BEGIN Supplied data
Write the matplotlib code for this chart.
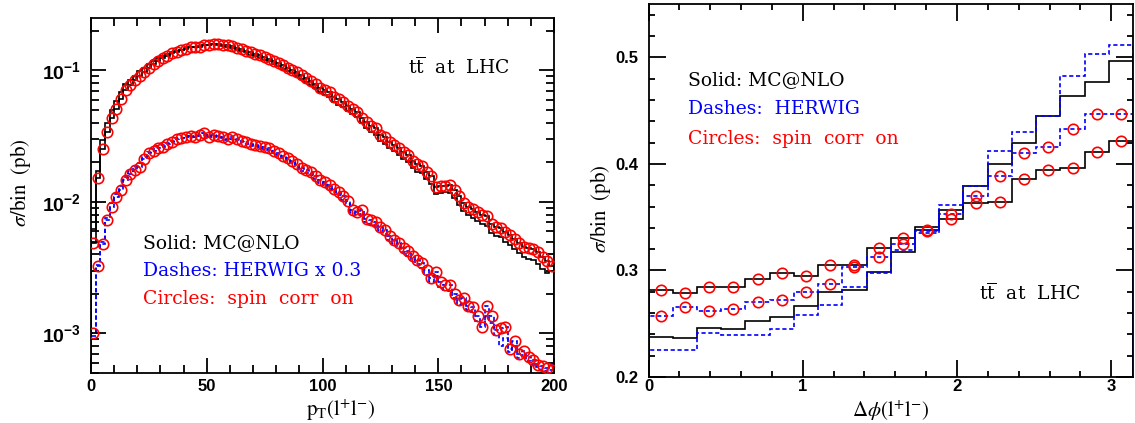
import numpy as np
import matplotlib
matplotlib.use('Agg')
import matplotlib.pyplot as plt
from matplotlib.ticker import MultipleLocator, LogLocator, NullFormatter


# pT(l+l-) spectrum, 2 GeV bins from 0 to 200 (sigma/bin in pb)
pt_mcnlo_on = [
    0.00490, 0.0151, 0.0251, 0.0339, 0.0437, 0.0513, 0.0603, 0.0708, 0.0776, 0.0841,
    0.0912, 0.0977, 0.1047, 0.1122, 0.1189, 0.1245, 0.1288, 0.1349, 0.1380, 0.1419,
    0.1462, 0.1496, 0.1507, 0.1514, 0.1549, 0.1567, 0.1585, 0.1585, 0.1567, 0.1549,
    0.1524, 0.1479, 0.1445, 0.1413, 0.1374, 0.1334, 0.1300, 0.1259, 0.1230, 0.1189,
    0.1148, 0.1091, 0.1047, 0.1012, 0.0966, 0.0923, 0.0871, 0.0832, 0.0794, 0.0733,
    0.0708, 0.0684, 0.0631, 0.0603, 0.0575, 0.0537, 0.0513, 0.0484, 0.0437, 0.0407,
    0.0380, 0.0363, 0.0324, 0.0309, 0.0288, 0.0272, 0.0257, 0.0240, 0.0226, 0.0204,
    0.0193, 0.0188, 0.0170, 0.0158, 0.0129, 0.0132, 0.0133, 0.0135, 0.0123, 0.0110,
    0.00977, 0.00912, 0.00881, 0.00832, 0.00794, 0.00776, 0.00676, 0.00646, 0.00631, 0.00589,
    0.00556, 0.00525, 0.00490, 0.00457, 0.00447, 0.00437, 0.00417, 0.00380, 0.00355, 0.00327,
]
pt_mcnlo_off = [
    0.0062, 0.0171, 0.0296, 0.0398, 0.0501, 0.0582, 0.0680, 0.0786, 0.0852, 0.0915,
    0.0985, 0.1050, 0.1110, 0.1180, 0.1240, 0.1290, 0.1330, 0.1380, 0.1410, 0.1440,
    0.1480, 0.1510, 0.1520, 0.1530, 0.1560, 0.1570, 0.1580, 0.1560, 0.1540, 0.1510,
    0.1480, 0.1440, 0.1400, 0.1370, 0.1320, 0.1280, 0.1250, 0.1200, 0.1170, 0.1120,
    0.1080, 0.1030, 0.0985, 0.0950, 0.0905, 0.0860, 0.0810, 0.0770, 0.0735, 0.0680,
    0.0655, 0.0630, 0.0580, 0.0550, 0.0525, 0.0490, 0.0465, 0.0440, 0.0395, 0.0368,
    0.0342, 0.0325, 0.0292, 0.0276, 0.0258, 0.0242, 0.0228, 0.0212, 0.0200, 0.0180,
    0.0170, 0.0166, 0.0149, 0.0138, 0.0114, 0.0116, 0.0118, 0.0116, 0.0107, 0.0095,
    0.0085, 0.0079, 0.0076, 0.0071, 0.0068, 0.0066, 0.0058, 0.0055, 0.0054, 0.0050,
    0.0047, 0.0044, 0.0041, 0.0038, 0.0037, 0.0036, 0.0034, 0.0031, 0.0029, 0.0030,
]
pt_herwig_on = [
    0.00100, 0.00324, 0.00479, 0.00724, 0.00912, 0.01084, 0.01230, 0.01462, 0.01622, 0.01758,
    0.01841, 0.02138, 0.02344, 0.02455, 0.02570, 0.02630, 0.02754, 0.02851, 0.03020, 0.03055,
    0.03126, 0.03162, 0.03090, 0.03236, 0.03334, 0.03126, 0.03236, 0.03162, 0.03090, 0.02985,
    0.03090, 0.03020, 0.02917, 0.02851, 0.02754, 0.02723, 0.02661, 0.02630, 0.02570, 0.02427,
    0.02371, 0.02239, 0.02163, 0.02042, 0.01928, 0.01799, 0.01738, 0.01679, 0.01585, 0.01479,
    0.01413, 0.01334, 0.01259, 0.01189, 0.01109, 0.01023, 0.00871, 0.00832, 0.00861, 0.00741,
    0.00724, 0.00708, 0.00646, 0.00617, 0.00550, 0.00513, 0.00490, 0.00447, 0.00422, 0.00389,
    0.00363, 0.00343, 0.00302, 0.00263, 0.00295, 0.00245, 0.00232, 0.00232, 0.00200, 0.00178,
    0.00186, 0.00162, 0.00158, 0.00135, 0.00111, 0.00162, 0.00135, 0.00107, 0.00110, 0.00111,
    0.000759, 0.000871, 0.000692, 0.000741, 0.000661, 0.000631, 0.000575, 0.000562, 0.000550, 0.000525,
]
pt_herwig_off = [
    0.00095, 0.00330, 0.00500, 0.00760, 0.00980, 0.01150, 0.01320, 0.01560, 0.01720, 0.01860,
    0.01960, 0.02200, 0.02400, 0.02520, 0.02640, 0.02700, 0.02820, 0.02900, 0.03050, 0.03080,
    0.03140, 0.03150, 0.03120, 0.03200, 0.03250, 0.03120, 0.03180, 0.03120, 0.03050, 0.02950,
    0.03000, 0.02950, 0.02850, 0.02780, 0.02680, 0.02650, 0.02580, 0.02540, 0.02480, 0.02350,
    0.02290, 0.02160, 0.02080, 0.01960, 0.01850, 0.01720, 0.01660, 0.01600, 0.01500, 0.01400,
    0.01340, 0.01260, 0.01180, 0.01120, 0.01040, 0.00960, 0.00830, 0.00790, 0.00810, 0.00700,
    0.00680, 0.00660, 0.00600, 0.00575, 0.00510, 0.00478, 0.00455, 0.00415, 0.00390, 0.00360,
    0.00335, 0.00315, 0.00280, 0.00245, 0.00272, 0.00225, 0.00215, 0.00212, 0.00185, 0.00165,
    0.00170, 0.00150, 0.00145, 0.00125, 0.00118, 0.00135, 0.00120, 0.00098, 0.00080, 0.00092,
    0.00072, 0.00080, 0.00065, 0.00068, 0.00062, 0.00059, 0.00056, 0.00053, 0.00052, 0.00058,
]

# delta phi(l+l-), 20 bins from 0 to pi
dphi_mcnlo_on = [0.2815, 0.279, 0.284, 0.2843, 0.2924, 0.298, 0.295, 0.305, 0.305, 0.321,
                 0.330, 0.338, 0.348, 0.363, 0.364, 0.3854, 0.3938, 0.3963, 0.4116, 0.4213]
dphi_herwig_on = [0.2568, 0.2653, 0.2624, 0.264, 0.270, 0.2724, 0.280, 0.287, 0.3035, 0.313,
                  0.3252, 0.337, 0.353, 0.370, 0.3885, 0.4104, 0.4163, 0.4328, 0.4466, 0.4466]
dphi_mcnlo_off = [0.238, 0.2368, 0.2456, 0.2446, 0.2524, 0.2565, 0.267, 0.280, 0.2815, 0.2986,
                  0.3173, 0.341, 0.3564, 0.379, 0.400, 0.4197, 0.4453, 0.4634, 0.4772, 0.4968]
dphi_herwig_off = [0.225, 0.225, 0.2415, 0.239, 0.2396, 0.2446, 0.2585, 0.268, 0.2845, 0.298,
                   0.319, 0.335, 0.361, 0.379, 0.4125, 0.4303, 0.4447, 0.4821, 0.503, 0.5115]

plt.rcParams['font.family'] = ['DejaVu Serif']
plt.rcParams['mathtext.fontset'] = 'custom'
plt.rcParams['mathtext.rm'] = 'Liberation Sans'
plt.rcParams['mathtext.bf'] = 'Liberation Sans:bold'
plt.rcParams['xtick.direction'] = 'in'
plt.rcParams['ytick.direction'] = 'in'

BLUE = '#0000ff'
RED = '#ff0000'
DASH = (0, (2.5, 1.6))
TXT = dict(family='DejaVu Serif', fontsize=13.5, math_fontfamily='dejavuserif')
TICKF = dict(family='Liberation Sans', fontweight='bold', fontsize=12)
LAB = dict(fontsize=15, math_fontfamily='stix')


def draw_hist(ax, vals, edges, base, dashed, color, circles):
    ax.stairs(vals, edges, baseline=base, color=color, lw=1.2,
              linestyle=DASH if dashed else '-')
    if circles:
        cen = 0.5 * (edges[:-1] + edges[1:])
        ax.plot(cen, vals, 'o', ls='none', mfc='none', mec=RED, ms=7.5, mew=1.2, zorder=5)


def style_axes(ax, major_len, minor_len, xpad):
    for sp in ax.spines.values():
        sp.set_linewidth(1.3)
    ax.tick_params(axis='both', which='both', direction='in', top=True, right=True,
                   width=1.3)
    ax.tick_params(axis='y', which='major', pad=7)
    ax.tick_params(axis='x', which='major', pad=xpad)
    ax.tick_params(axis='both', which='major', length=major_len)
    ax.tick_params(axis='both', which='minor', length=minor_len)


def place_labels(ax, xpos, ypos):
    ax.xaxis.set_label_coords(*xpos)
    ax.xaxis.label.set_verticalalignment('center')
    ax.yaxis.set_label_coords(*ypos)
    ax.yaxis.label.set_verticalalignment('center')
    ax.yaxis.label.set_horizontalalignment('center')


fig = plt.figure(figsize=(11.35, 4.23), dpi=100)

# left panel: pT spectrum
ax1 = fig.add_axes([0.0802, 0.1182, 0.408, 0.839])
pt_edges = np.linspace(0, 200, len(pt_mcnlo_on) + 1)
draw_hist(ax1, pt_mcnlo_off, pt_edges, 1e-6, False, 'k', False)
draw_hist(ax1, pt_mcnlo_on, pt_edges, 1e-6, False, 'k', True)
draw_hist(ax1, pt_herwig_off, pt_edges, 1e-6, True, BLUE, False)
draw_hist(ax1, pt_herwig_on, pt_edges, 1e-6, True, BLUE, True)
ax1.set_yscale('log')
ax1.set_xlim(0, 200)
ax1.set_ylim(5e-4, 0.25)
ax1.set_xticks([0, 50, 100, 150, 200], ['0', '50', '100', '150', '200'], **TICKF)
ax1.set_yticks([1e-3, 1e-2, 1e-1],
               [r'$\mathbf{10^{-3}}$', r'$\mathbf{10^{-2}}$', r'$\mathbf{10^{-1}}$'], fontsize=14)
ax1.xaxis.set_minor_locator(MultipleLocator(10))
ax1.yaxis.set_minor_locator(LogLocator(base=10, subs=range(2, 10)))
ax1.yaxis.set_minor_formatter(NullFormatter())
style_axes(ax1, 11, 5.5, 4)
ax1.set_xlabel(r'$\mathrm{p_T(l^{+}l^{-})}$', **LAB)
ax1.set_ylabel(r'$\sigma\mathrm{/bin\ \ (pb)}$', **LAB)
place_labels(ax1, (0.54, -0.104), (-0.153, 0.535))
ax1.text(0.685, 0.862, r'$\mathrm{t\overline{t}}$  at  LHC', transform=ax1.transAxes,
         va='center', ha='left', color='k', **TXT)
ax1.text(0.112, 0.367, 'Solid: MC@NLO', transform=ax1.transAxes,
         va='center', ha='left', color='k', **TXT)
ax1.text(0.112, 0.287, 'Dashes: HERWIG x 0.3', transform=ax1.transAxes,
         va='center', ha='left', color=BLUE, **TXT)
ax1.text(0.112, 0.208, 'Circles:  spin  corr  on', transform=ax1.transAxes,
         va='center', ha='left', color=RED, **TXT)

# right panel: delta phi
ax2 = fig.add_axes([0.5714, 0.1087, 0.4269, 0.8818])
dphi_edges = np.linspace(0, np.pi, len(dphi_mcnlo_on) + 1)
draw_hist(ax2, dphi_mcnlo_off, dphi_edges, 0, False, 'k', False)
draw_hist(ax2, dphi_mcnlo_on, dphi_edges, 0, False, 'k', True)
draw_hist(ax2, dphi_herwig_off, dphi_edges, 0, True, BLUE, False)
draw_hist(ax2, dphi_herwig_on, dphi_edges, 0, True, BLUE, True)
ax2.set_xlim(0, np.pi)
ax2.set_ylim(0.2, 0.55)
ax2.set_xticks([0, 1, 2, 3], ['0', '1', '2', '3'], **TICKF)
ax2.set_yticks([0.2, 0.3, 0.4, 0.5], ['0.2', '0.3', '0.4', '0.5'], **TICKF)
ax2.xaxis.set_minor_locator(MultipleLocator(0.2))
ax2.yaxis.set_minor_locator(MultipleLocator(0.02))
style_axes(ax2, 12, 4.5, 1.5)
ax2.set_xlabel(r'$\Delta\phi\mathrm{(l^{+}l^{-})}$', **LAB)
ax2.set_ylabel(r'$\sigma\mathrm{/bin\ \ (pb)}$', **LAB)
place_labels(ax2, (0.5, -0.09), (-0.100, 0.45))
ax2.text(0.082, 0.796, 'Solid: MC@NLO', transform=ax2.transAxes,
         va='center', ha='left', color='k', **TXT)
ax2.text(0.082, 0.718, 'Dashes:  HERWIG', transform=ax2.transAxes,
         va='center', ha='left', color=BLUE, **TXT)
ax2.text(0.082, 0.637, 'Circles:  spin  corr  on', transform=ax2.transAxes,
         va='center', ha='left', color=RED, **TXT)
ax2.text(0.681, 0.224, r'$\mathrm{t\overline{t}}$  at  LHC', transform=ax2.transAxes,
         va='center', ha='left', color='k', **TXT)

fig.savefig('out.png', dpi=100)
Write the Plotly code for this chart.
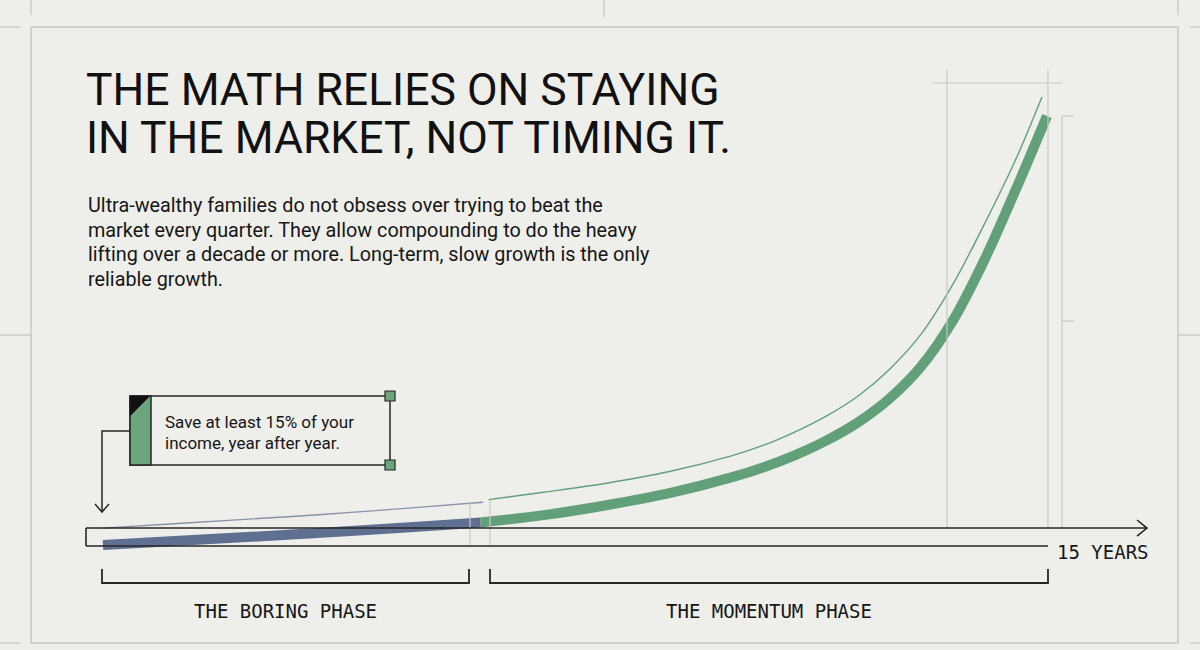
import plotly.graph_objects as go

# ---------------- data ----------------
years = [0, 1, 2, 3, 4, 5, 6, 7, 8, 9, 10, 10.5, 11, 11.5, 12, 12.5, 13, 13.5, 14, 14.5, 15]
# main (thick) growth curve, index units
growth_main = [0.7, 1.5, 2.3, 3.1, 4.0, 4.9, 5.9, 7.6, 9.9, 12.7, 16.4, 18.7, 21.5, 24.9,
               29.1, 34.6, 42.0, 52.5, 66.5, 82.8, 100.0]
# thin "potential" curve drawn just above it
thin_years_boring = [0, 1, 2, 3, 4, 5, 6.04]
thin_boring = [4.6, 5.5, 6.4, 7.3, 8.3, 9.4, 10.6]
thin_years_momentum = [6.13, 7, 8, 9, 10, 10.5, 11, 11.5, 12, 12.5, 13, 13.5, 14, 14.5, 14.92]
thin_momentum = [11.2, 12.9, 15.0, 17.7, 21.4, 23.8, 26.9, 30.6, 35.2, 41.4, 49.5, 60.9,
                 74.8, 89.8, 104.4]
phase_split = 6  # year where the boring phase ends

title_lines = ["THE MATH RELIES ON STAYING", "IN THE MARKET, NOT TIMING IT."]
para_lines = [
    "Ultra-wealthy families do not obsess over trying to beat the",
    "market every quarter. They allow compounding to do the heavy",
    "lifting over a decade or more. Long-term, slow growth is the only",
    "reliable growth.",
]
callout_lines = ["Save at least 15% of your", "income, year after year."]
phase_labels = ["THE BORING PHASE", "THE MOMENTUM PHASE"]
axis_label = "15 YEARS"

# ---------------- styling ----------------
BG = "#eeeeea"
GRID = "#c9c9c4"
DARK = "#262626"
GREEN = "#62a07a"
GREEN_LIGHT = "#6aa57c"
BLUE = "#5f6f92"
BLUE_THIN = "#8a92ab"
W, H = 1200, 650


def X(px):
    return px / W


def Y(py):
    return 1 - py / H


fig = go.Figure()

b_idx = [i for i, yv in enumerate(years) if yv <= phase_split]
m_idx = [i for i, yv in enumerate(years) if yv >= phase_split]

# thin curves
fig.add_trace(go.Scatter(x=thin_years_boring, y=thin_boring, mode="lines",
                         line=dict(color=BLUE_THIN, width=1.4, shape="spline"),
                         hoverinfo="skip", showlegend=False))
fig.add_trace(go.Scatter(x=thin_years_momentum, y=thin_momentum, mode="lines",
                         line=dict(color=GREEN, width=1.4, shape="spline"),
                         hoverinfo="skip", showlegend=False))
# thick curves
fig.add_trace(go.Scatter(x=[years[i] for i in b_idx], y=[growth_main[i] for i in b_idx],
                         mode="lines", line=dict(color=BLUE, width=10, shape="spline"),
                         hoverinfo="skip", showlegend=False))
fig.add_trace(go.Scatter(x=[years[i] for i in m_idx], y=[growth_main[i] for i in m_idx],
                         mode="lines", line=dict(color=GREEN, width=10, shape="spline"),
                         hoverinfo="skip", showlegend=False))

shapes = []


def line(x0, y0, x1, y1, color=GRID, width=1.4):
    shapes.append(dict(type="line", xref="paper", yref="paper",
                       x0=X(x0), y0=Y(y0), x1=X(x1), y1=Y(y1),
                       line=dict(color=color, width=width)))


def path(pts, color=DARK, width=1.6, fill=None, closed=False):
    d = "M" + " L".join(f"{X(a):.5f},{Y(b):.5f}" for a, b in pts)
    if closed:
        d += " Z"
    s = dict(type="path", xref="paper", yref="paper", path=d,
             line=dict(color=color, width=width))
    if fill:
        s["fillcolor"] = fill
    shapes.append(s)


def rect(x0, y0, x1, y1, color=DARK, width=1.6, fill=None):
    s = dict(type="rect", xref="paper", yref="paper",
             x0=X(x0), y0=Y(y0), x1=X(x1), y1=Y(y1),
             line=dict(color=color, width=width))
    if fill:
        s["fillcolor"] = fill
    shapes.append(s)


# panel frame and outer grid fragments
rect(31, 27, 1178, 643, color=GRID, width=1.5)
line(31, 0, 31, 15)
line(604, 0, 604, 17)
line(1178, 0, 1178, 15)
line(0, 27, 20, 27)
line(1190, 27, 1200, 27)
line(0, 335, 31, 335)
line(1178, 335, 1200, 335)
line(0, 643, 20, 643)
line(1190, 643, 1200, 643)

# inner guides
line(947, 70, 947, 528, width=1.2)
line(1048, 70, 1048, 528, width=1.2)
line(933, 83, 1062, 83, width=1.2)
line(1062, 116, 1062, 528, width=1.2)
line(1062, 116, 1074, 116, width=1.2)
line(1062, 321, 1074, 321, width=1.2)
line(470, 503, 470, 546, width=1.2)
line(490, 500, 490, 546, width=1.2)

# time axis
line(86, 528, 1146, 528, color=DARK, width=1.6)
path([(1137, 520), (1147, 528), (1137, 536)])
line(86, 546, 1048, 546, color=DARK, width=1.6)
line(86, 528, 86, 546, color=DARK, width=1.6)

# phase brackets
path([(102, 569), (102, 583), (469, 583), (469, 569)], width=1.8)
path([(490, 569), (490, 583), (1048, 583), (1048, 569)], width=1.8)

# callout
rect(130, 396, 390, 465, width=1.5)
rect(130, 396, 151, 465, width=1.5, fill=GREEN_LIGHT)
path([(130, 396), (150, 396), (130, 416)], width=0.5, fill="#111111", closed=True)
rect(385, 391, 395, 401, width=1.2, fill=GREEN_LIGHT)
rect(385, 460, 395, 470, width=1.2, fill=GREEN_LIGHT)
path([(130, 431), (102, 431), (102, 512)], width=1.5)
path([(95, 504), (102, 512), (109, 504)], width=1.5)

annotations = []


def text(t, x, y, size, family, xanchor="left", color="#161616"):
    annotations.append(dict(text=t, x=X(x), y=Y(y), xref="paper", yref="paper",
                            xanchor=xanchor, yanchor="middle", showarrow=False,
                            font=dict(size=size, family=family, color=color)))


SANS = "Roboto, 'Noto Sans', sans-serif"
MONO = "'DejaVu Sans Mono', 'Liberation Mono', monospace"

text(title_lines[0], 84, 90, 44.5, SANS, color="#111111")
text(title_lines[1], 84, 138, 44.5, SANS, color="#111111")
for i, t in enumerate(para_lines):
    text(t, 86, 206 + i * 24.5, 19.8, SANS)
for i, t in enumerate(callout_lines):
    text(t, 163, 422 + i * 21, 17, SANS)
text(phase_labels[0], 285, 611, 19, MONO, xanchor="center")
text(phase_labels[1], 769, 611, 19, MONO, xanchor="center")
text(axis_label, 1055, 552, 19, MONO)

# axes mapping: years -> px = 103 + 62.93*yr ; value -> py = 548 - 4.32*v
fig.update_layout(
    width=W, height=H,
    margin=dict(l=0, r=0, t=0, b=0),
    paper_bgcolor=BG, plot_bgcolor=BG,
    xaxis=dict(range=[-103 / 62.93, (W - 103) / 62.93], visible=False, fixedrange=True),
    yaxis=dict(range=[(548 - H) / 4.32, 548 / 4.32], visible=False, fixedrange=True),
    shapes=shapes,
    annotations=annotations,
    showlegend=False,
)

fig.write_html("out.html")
END Supplied data
### Problem details
Do not include pictures. Give again exactly the lines starting at the one with "Write the Plotly code for this chart." and ending at the one with "import plotly.graph_objects as go", both included.

### Task answer
Write the Plotly code for this chart.
import plotly.graph_objects as go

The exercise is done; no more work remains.